SOURCE DATA:

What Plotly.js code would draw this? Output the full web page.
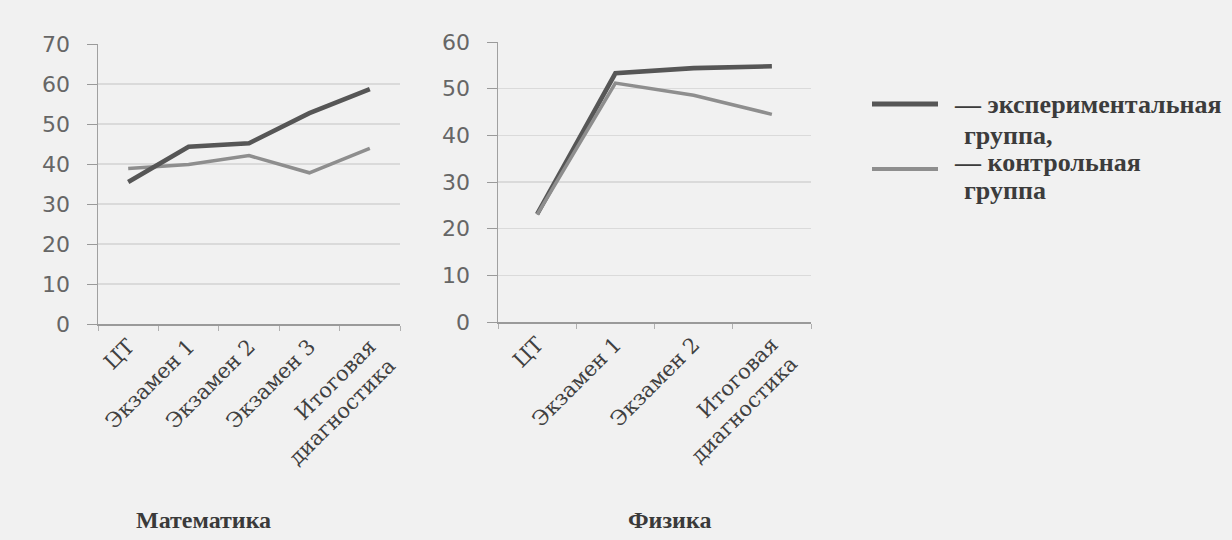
<!DOCTYPE html>
<html>
<head>
<meta charset="utf-8">
<script src="https://cdn.plot.ly/plotly-3.0.1.min.js"></script>
<style>html,body{margin:0;padding:0;background:#f1f1f1;}#chart{width:1232px;height:540px;}</style>
</head>
<body>
<div id="chart"></div>
<script>
// Data
var mathCategories = ["ЦТ", "Экзамен 1", "Экзамен 2", "Экзамен 3", "Итоговая<br>диагностика"];
var mathExperimental = [35.5, 44.3, 45.2, 52.7, 58.7];
var mathControl = [38.9, 39.9, 42.1, 37.8, 43.9];

var physCategories = ["ЦТ", "Экзамен 1", "Экзамен 2", "Итоговая<br>диагностика"];
var physExperimental = [23.1, 53.3, 54.4, 54.8];
var physControl = [23.0, 51.2, 48.6, 44.5];

var mathTicks = [0, 10, 20, 30, 40, 50, 60, 70];
var physTicks = [0, 10, 20, 30, 40, 50, 60];

var chartTitles = ["Математика", "Физика"];
var legendLabels = ["— экспериментальная", "группа,", "— контрольная", "группа"];

var expColor = "#565656", ctrlColor = "#8e8e8e";
var W = 1232, H = 540;
function px(x){ return x / W; }
function py(y){ return 1 - y / H; }

var traces = [
  {x: mathCategories, y: mathControl, xaxis: "x", yaxis: "y", mode: "lines",
   line: {color: ctrlColor, width: 3.5}, hoverinfo: "none"},
  {x: mathCategories, y: mathExperimental, xaxis: "x", yaxis: "y", mode: "lines",
   line: {color: expColor, width: 4.6}, hoverinfo: "none"},
  {x: physCategories, y: physExperimental, xaxis: "x2", yaxis: "y2", mode: "lines",
   line: {color: expColor, width: 4.6}, hoverinfo: "none"},
  {x: physCategories, y: physControl, xaxis: "x2", yaxis: "y2", mode: "lines",
   line: {color: ctrlColor, width: 3.5}, hoverinfo: "none"}
];

var xTickFont = {family: "DejaVu Serif, Liberation Serif, serif", size: 21, color: "#404040"};
var yTickFont = {family: "DejaVu Sans, Liberation Sans, sans-serif", size: 22, color: "#666"};

function xAxis(domain, cats, anchor){
  return {domain: domain, type: "category", range: [-0.5, cats.length - 0.5], anchor: anchor,
    showgrid: false, showline: true, linecolor: "#9a9a9a", linewidth: 1.8,
    ticks: "outside", tickson: "boundaries", ticklen: 5, tickcolor: "#b0b0b0",
    tickangle: -45, tickfont: xTickFont, fixedrange: true, automargin: false, zeroline: false};
}
function yAxis(domain, ticks, anchor){
  return {domain: domain, range: [0, ticks[ticks.length - 1]], tickvals: ticks,
    showgrid: true, gridcolor: "#dadada", gridwidth: 1.2, showline: true, linecolor: "#a0a0a0",
    linewidth: 1.5, ticks: "outside", ticklen: 10, tickcolor: "#9a9a9a", tickfont: yTickFont,
    zeroline: false, anchor: anchor, fixedrange: true, automargin: false, ticklabelstandoff: 12};
}

var serifBold = {family: "Liberation Serif, DejaVu Serif, serif", size: 26, color: "#3c3c3c"};
var titleFont = {family: "Liberation Serif, serif", size: 24, color: "#3a3a3a"};

function ann(text, x, y, xanchor, font){
  return {text: "<b>" + text + "</b>", x: px(x), y: py(y), xref: "paper", yref: "paper",
    xanchor: xanchor, yanchor: "middle", showarrow: false, font: font};
}

var annotations = [
  ann(chartTitles[0], 203, 520, "center", titleFont),
  ann(chartTitles[1], 670, 520, "center", titleFont),
  ann(legendLabels[0], 952, 104, "left", serifBold),
  ann(legendLabels[1], 962, 136, "left", serifBold),
  ann(legendLabels[2], 952, 162, "left", serifBold),
  ann(legendLabels[3], 962, 190, "left", serifBold)
];

var shapes = [
  {type: "line", xref: "paper", yref: "paper", x0: px(872), x1: px(938), y0: py(104), y1: py(104),
   line: {color: expColor, width: 5}},
  {type: "line", xref: "paper", yref: "paper", x0: px(872), x1: px(938), y0: py(169), y1: py(169),
   line: {color: ctrlColor, width: 4}}
];

var layout = {
  width: W, height: H, margin: {l: 0, r: 0, t: 0, b: 0},
  paper_bgcolor: "#f1f1f1", plot_bgcolor: "#f1f1f1", showlegend: false,
  xaxis: xAxis([px(98), px(400)], mathCategories, "y"),
  yaxis: yAxis([py(324), py(44)], mathTicks, "x"),
  xaxis2: xAxis([px(498), px(811)], physCategories, "y2"),
  yaxis2: yAxis([py(322), py(42)], physTicks, "x2"),
  annotations: annotations, shapes: shapes
};

Plotly.newPlot("chart", traces, layout, {staticPlot: true, displayModeBar: false});
</script>
</body>
</html>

TASK PROMPT: Begin at the first line of the material and copy each line exactly through the one containing "var mathControl = [38.9, 39.9, 42.1, 37.8, 43.9];". Omit pictures.

WORKED SOLUTION:
What Plotly.js code would draw this? Output the full web page.
<!DOCTYPE html>
<html>
<head>
<meta charset="utf-8">
<script src="https://cdn.plot.ly/plotly-3.0.1.min.js"></script>
<style>html,body{margin:0;padding:0;background:#f1f1f1;}#chart{width:1232px;height:540px;}</style>
</head>
<body>
<div id="chart"></div>
<script>
// Data
var mathCategories = ["ЦТ", "Экзамен 1", "Экзамен 2", "Экзамен 3", "Итоговая<br>диагностика"];
var mathExperimental = [35.5, 44.3, 45.2, 52.7, 58.7];
var mathControl = [38.9, 39.9, 42.1, 37.8, 43.9];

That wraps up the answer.